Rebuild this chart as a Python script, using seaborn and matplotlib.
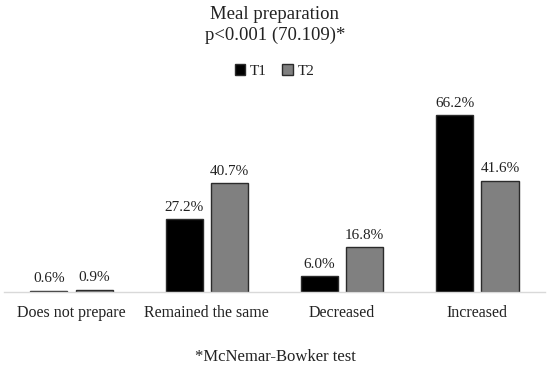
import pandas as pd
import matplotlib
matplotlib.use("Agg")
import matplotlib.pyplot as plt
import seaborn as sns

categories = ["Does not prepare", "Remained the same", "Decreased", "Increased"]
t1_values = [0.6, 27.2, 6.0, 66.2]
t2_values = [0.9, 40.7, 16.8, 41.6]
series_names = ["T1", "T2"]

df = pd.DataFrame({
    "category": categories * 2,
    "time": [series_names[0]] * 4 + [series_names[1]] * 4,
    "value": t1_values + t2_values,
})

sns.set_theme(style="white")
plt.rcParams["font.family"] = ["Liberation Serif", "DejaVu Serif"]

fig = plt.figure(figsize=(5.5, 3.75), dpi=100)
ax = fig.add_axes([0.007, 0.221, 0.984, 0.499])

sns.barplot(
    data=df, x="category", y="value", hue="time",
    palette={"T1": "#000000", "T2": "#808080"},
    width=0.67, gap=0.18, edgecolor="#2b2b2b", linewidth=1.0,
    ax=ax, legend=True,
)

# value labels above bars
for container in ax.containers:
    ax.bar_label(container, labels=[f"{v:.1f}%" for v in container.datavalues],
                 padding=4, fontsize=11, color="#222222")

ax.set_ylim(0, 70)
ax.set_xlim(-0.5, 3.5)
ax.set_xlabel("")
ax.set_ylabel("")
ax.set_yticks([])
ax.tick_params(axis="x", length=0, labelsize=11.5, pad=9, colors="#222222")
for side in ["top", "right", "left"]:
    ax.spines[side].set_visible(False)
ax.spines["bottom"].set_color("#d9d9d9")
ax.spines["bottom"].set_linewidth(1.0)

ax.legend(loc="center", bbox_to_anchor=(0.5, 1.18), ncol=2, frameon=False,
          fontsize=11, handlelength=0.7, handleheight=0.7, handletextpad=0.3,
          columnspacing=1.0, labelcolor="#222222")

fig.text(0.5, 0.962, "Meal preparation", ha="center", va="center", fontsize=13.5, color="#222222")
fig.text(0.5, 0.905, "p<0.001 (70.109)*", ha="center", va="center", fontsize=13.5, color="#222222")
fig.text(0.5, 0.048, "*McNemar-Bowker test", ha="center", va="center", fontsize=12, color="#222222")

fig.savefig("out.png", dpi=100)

○ ○ ○ ○ ○

**What needs to be done**
Skipping the pictures, transcribe each line above exactly as it appears.

**Written response**
Rebuild this chart as a Python script, using seaborn and matplotlib.
import pandas as pd
import matplotlib
matplotlib.use("Agg")
import matplotlib.pyplot as plt
import seaborn as sns

categories = ["Does not prepare", "Remained the same", "Decreased", "Increased"]
t1_values = [0.6, 27.2, 6.0, 66.2]
t2_values = [0.9, 40.7, 16.8, 41.6]
series_names = ["T1", "T2"]

df = pd.DataFrame({
    "category": categories * 2,
    "time": [series_names[0]] * 4 + [series_names[1]] * 4,
    "value": t1_values + t2_values,
})

sns.set_theme(style="white")
plt.rcParams["font.family"] = ["Liberation Serif", "DejaVu Serif"]

fig = plt.figure(figsize=(5.5, 3.75), dpi=100)
ax = fig.add_axes([0.007, 0.221, 0.984, 0.499])

sns.barplot(
    data=df, x="category", y="value", hue="time",
    palette={"T1": "#000000", "T2": "#808080"},
    width=0.67, gap=0.18, edgecolor="#2b2b2b", linewidth=1.0,
    ax=ax, legend=True,
)

# value labels above bars
for container in ax.containers:
    ax.bar_label(container, labels=[f"{v:.1f}%" for v in container.datavalues],
                 padding=4, fontsize=11, color="#222222")

ax.set_ylim(0, 70)
ax.set_xlim(-0.5, 3.5)
ax.set_xlabel("")
ax.set_ylabel("")
ax.set_yticks([])
ax.tick_params(axis="x", length=0, labelsize=11.5, pad=9, colors="#222222")
for side in ["top", "right", "left"]:
    ax.spines[side].set_visible(False)
ax.spines["bottom"].set_color("#d9d9d9")
ax.spines["bottom"].set_linewidth(1.0)

ax.legend(loc="center", bbox_to_anchor=(0.5, 1.18), ncol=2, frameon=False,
          fontsize=11, handlelength=0.7, handleheight=0.7, handletextpad=0.3,
          columnspacing=1.0, labelcolor="#222222")

fig.text(0.5, 0.962, "Meal preparation", ha="center", va="center", fontsize=13.5, color="#222222")
fig.text(0.5, 0.905, "p<0.001 (70.109)*", ha="center", va="center", fontsize=13.5, color="#222222")
fig.text(0.5, 0.048, "*McNemar-Bowker test", ha="center", va="center", fontsize=12, color="#222222")

fig.savefig("out.png", dpi=100)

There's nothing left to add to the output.